Use the same 3:1 mortar mix that you used for the scratch coat, except add a bit more water so that it is more fluid. This extra moisture is needed to make the finish coat spreadable over the now dry, porous base coat. Tool the finish coat over the scratch coat using the same troweling method as before. Some people prefer the finished stucco with very obvious tooling marks, while others like a smoother finish. These differences in texture are simply achieved according to how smooth or rough you spread the finish coat with your trowel.
I prefer the smoother finish, since tooling marks remain obvious even when you try to minimize them. You may wish to experiment in an area first, and when you get the effect you prefer, you can go back over the whole test area again with the final layer.
The finish coat dries quite quickly and the color will become slightly more white as it cures fully over about ten days. Note that it's very difficult to work the finish coat in hot weather in the direct sun. If you find yourself in these conditions, try to situate a tarp to provide shade in the work area. Also, an occasional misting of the completed stucco with a hose over the first couple of hours can help prevent small cracks from forming as a result of rapid drying.

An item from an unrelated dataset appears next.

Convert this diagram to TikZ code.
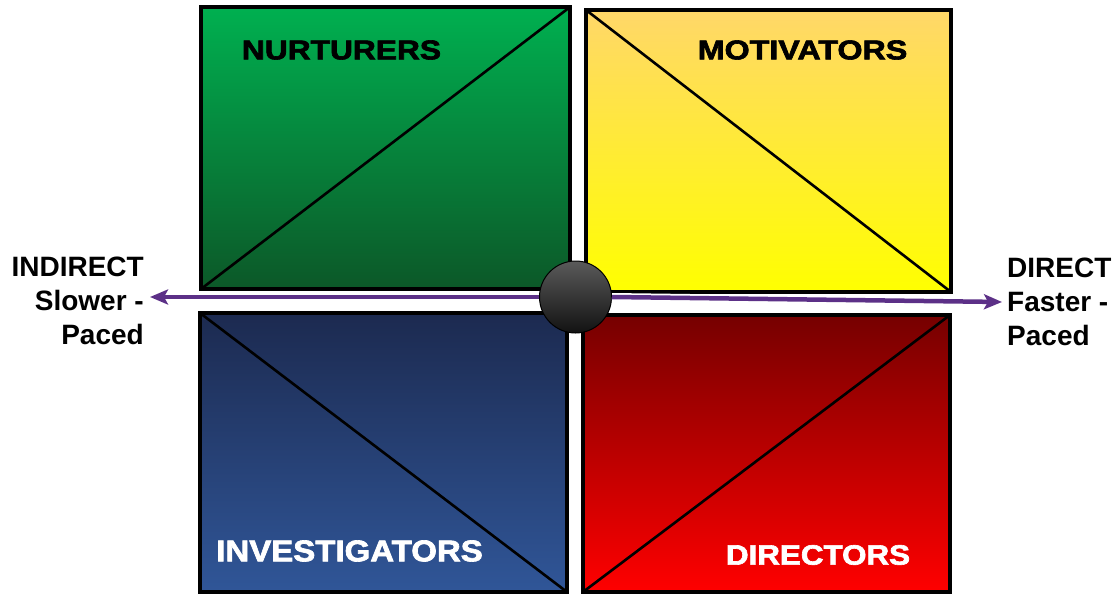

We are very pleased with the stucco in our bathroom, which has made it the showpiece of the house. This easily installed, affordable wall finish provides years of durable surfacing and is a great way to add texture and earthiness to any dwelling. Indeed, it's the rare project — both fun and, for a relatively short time investment (our intricate bathroom took only four days), a great way to enhance the visual element of any room in the house.